In an opinion piece in the New York Times, a columnist says that the DEA’s decision to keep cannabis as a Schedule 1 drug is “deeply misguided”, citing research that shows that it is no more dangerous than alcohol. Federal law currently regards cannabis as an extremely dangerous substance with no medical use, making it extremely difficult to obtain permission to conduct scientific research that could ultimately prove its value. Among the obstacles researchers face are tons of red tape, and limited legal supply sources.
Only one source of cannabis for research
It would be fair to say that the world has seen a great deal of progress since 1968, but in one respect, nothing has changed. Only one source of cannabis is available to researchers, and that’s from plants grown by the University of Mississippi. Although many have found the DEA’s decision to maintain cannabis’ Schedule 1 status, one change in its stance may at last allow researchers to do their work more easily. The DEA has agreed to allow more universities to grow cannabis for research purposes.

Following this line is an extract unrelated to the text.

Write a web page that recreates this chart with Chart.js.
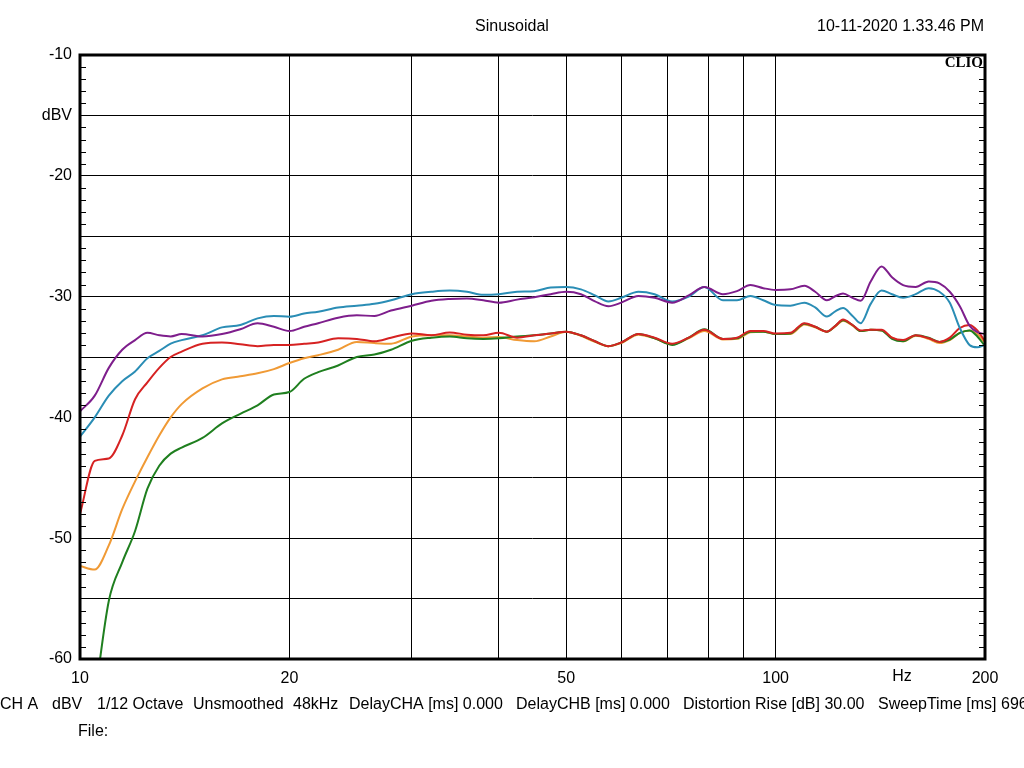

That this decision is long overdue goes without saying, but although a wider pool of potential plant material sources has opened up, obtaining approval to conduct research is still extremely difficult. It’s much easier to conduct a study on opioids than it is to get approval for cannabis research. That’s because opioids are Schedule 2, and that’s also why so many researchers are disappointed that cannabis wasn’t downgraded to a more accessible level.
“We the people”
The New York Times reminds us that many states have already voted in favor of medical cannabis, and even recreational cannabis, while others are poised to go to the polls to vote on the issue. It seems as if local regulations regarding cannabis are getting way ahead of the DEA, and the movement is growing. The Obama administration has allowed states to formulate their own policies, even when these are diametrically opposed to the federal standpoint. According to the columnist, the next president of the US could set this confusing state of affairs to rights.